Since then its operating profit has grown to over €20m and if the firm continues on that trajectory CCI will assess an IPO.
The listing of AA Ireland would mark the first private equity-sponsored IPO of a trading business since the crash and while any selldown in public markets is likely to be some time off, speculation about CCI's exit comes amid mounting investor appetite for offerings.
Jonathan Cosgrave, managing director at the Carlyle Group and co-head of Carlyle's Ireland fund, stressed AA Ireland remains the largest investment so far by CCI and the only company within its portfolio considered suitable for an IPO.

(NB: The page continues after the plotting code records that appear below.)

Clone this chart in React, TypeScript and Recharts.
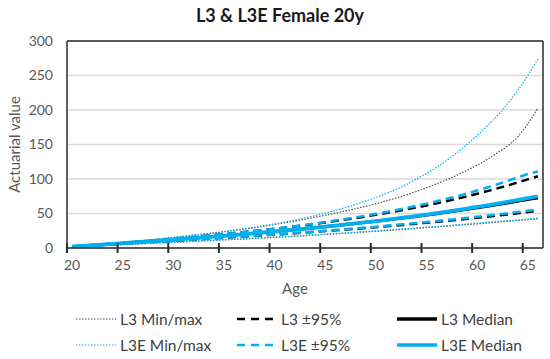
import React from 'react';
import {
  LineChart,
  Line,
  XAxis,
  YAxis,
  CartesianGrid,
  ReferenceLine,
  Label
} from 'recharts';

// ages on the category axis
const ages = [
  20, 21, 22, 23, 24, 25, 26, 27, 28, 29, 30, 31, 32, 33, 34, 35, 36, 37, 38, 39,
  40, 41, 42, 43, 44, 45, 46, 47, 48, 49, 50, 51, 52, 53, 54, 55, 56, 57, 58, 59,
  60, 61, 62, 63, 64, 65, 66
];
const tickAges = [20, 25, 30, 35, 40, 45, 50, 55, 60, 65];
const yTicks = [0, 50, 100, 150, 200, 250, 300];

// L3
const l3Max = [
  2, 3.2, 4.4, 5.6, 6.9, 8.2, 9.5, 10.9, 12.3, 13.8, 15.3, 16.8, 18.4, 20, 21.7, 23.5, 25.4, 27.4, 29.5, 31.7,
  34, 36.5, 39, 41.7, 44.5, 47.5, 50.5, 53.7, 57, 60.5, 64.2, 68.2, 72.4, 77, 82, 87.3, 93, 99, 105.5, 112.5,
  120, 128.5, 138, 148, 161, 180, 203
];
const l3Min = [
  2, 2.6, 3.2, 3.8, 4.4, 5, 5.6, 6.2, 6.9, 7.6, 8.3, 9, 9.7, 10.4, 11.1, 11.8, 12.5, 13.2, 13.9, 14.6,
  15.4, 16.2, 17, 17.8, 18.7, 19.6, 20.5, 21.4, 22.3, 23.3, 24.3, 25.3, 26.3, 27.3, 28.4, 29.5, 30.6, 31.7, 32.8, 33.9,
  35, 36.2, 37.4, 38.6, 39.8, 41, 42.2
];
const l3Upper = [
  2, 3, 4, 5, 6.2, 7.4, 8.6, 9.8, 11, 12.2, 13.4, 14.7, 16, 17.3, 18.7, 20.1, 21.6, 23.1, 24.7, 26.2,
  27.8, 29.5, 31.3, 33.1, 35, 37, 39, 41.2, 43.4, 45.7, 48.1, 50.6, 53.2, 55.9, 58.7, 61.6, 64.7, 67.9, 71.3, 74.8,
  78.5, 82.4, 86.4, 90.6, 95, 99.5, 104
];
const l3Lower = [
  2, 2.8, 3.6, 4.4, 5.2, 6, 6.9, 7.8, 8.7, 9.5, 10.4, 11.3, 12.2, 13.1, 14, 14.9, 15.8, 16.7, 17.6, 18.5,
  19.4, 20.4, 21.4, 22.4, 23.4, 24.5, 25.6, 26.7, 27.8, 29, 30.2, 31.4, 32.6, 33.9, 35.2, 36.6, 38, 39.4, 40.8, 42.3,
  43.8, 45.4, 47, 48.6, 50.3, 52, 54
];
const l3Median = [
  2, 3, 4, 5, 6, 7, 8, 9, 10, 11, 12.1, 13.2, 14.3, 15.4, 16.5, 17.7, 18.9, 20.1, 21.3, 22.6,
  23.9, 25.2, 26.6, 28, 29.4, 30.9, 32.4, 34, 35.6, 37.2, 38.8, 40.5, 42.2, 44, 45.8, 47.7, 49.7, 51.7, 53.8, 56,
  58.2, 60.5, 62.9, 65.3, 67.8, 70.3, 72.5
];

// L3E
const l3eMax = [
  2, 3.2, 4.4, 5.6, 6.9, 8.2, 9.5, 10.9, 12.3, 13.8, 15.3, 16.9, 18.5, 20.2, 22, 23.9, 25.9, 28, 30.2, 32.5,
  35, 37.7, 40.6, 43.7, 47, 50.6, 54.5, 58.7, 63.2, 68, 73, 79, 85, 92, 100, 108, 117, 127, 138, 150,
  163, 177, 192, 209, 228, 250, 274
];
const l3eMin = [
  2, 2.6, 3.2, 3.8, 4.4, 5, 5.6, 6.3, 7, 7.7, 8.4, 9.1, 9.8, 10.5, 11.2, 11.9, 12.6, 13.3, 14.1, 14.9,
  15.7, 16.5, 17.3, 18.2, 19.1, 20, 20.9, 21.9, 22.9, 23.9, 24.9, 25.9, 26.9, 28, 29.1, 30.2, 31.3, 32.4, 33.6, 34.8,
  36, 37.2, 38.4, 39.6, 40.8, 42, 43.3
];
const l3eUpper = [
  2, 3, 4, 5, 6.2, 7.4, 8.6, 9.8, 11, 12.2, 13.4, 14.7, 16, 17.3, 18.7, 20.1, 21.6, 23.1, 24.7, 26.3,
  28, 29.8, 31.6, 33.5, 35.5, 37.5, 39.7, 42, 44.4, 46.9, 49.5, 52.2, 55, 58, 61.1, 64.3, 67.7, 71.3, 75.1, 79.1,
  83.3, 87.7, 92.3, 97.1, 102.1, 107.2, 111
];
const l3eLower = [
  2, 2.8, 3.6, 4.4, 5.2, 6, 6.9, 7.8, 8.7, 9.6, 10.5, 11.4, 12.3, 13.2, 14.1, 15, 15.9, 16.8, 17.7, 18.6,
  19.6, 20.6, 21.6, 22.7, 23.8, 24.9, 26, 27.2, 28.4, 29.6, 30.9, 32.2, 33.5, 34.8, 36.2, 37.6, 39.1, 40.6, 42.1, 43.7,
  45.3, 47, 48.7, 50.4, 52.2, 54, 56
];
const l3eMedian = [
  2, 3, 4, 5, 6, 7, 8, 9, 10, 11, 12.1, 13.2, 14.3, 15.4, 16.5, 17.7, 18.9, 20.1, 21.3, 22.6,
  23.9, 25.2, 26.6, 28, 29.5, 31, 32.5, 34.1, 35.7, 37.4, 39.1, 40.9, 42.7, 44.6, 46.5, 48.5, 50.6, 52.7, 54.9, 57.2,
  59.5, 61.9, 64.4, 67, 69.7, 72.4, 75
];

const data = ages.map((age, i) => ({
  age,
  l3Max: l3Max[i],
  l3Min: l3Min[i],
  l3Upper: l3Upper[i],
  l3Lower: l3Lower[i],
  l3Median: l3Median[i],
  l3eMax: l3eMax[i],
  l3eMin: l3eMin[i],
  l3eUpper: l3eUpper[i],
  l3eLower: l3eLower[i],
  l3eMedian: l3eMedian[i]
}));

const BLUE = '#00b0f0';
const GREY = '#505050';
const AXIS = '#2b2b2b';
const FONT = 'Lato, "Open Sans", sans-serif';

// L3 drawn first so the L3E lines sit on top
const series = [
  { key: 'l3Max', color: GREY, width: 1.2, dash: '1.5 1.5' },
  { key: 'l3Min', color: GREY, width: 1.2, dash: '1.5 1.5' },
  { key: 'l3Upper', color: '#000', width: 2.5, dash: '8 5' },
  { key: 'l3Lower', color: '#000', width: 2.5, dash: '8 5' },
  { key: 'l3Median', color: '#000', width: 3, dash: undefined },
  { key: 'l3eMax', color: BLUE, width: 1.2, dash: '1.5 1.5' },
  { key: 'l3eMin', color: BLUE, width: 1.2, dash: '1.5 1.5' },
  { key: 'l3eUpper', color: BLUE, width: 2.5, dash: '8 5' },
  { key: 'l3eLower', color: BLUE, width: 2.5, dash: '8 5' },
  { key: 'l3eMedian', color: BLUE, width: 3.8, dash: undefined }
];

const legendItems = [
  { label: 'L3 Min/max', color: GREY, width: 1.2, dash: '1.5 1.5' },
  { label: 'L3 ±95%', color: '#000', width: 2.5, dash: '8 6' },
  { label: 'L3 Median', color: '#000', width: 3.5, dash: undefined },
  { label: 'L3E Min/max', color: BLUE, width: 1.2, dash: '1.5 1.5' },
  { label: 'L3E ±95%', color: BLUE, width: 2.5, dash: '8 6' },
  { label: 'L3E Median', color: BLUE, width: 3.5, dash: undefined }
];

// tick marks sit between categories and cross the axis (207px per 300 units)
const TICK_HALF = (5 * 300) / 207;

const legendCols = [76, 237, 397];
const legendRows = [319, 345];

const App: React.FC = () => {
  return (
    <div style={{ position: 'absolute', left: 0, top: 0, width: 550, height: 359, background: '#fff', fontFamily: FONT }}>
      <div
        style={{
          position: 'absolute',
          left: 0,
          top: 4,
          width: 560,
          textAlign: 'center',
          fontSize: 18,
          fontWeight: 700,
          color: '#1a1a1a'
        }}
      >
        L3 &amp; L3E Female 20y
      </div>

      <LineChart width={550} height={359} data={data} margin={{ top: 41, right: 7, left: 0, bottom: 61 }}>
        <CartesianGrid horizontal vertical={false} stroke="#d9d9d9" strokeWidth={1.5} />
        <XAxis
          dataKey="age"
          type="category"
          scale="band"
          interval={4}
          height={50}
          tickSize={0}
          tickMargin={12}
          tickLine={false}
          axisLine={{ stroke: AXIS, strokeWidth: 1.5 }}
          tick={{ fill: '#595959', fontSize: 14, fontFamily: FONT }}
        >
          <Label value="Age" position="insideBottom" offset={4} dx={-10} fill="#595959" fontSize={15} fontFamily={FONT} />
        </XAxis>
        <YAxis
          domain={[0, 300]}
          ticks={yTicks}
          width={67}
          tickSize={0}
          tickMargin={14}
          tickLine={false}
          axisLine={{ stroke: AXIS, strokeWidth: 1.5 }}
          tick={{ fill: '#595959', fontSize: 14, fontFamily: FONT }}
        >
          <Label value="Actuarial value" angle={-90} position="insideLeft" offset={15} style={{ textAnchor: 'middle' }} fill="#595959" fontSize={15} fontFamily={FONT} />
        </YAxis>
        {/* plot frame: top and right edges */}
        <ReferenceLine y={300} stroke={AXIS} strokeWidth={1.5} />
        <ReferenceLine x={66} position="end" stroke={AXIS} strokeWidth={1.5} />
        {series.map((s) => (
          <Line
            key={s.key}
            type="monotone"
            dataKey={s.key}
            stroke={s.color}
            strokeWidth={s.width}
            strokeDasharray={s.dash}
            dot={false}
            activeDot={false}
            isAnimationActive={false}
          />
        ))}
        {tickAges.map((a) => (
          <ReferenceLine
            key={a}
            position="start"
            ifOverflow="visible"
            stroke={AXIS}
            strokeWidth={2}
            segment={[{ x: a, y: -TICK_HALF }, { x: a, y: TICK_HALF }]}
          />
        ))}
      </LineChart>

      {legendItems.map((item, i) => {
        const left = legendCols[i % 3];
        const top = legendRows[Math.floor(i / 3)];
        return (
          <div
            key={item.label}
            style={{ position: 'absolute', left, top: top - 10, height: 20, display: 'flex', alignItems: 'center' }}
          >
            <svg width={40} height={10} style={{ marginRight: 4 }}>
              <line x1={0} x2={40} y1={5} y2={5} stroke={item.color} strokeWidth={item.width} strokeDasharray={item.dash} />
            </svg>
            <span style={{ fontSize: 15.5, color: '#404040', whiteSpace: 'nowrap' }}>{item.label}</span>
          </div>
        );
      })}
    </div>
  );
};

export default App;
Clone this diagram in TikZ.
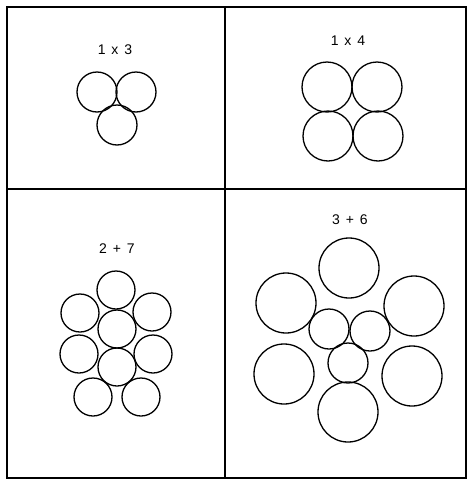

"In terms of an IPO, we believe the minimum level of earnings for a business to go public is in the region of €20m and if we look at the businesses that we have, the AA is the only company in that category," he said.
"I'm not saying it's the plan for the business, but AA is the only company in our portfolio that meets the bar."
According to Noel O'Halloran of KBI Global Investors, the increasing demand for new offerings underlines the economy's shift into a "sustainable" recovery phase.
He said his firm has supported most of the IPOs since the crash and said he would welcome "more diversity" on the Irish stock exchange.
The exchange endured the delisting of several prominent companies following the bailout, including banks, builders and insurers.
Mr O'Halloran argued that Ireland's economy is now moving into the phase where you see a "natural acceleration" of IPOs but stressed they need to be "credible" in terms of valuation and size.
He added the level of regulation has become a deterrent for businesses seeking to raise money from public equity markets.
Mr Cosgrave also emphasised the additional constraints of an IPO. "There is a cost to being listed, and there is a drag, in terms of management distraction and costs that result from the IPO process and being listed."
Yet the three deals brought to market this year have all attracted robust support.
Crucially the share prices of the new stock market entrants continue to trade above the issue price.
AIB's IPO ranks as the largest this year in Europe, with investors stumping up €3.4bn to leave taxpayers with a 71pc in the bank - a figure that is likely to dwindle further next year.
The Oaktree-backed listing of builder Glenveagh Properties also drew larger than anticipated support after it raised €550m from institutional fund managers, while the strong appetite for the green energy infrastructure fund, Greencoat Renewables, enabled AIB to reduce its cornerstone stake in the business by €10m, following a €270m equity raise over summer.
But as Mr O'Halloran points out, an IPO of AA Ireland would represent the first "clean exit" of a PE fund via the stock market.
CCI's acquisition of the motoring services provider and insurance intermediary took the fund far outside of its €5m to €50m target investment range but the acquisition was part-financed by Carlyle's €3.5bn European buyout fund.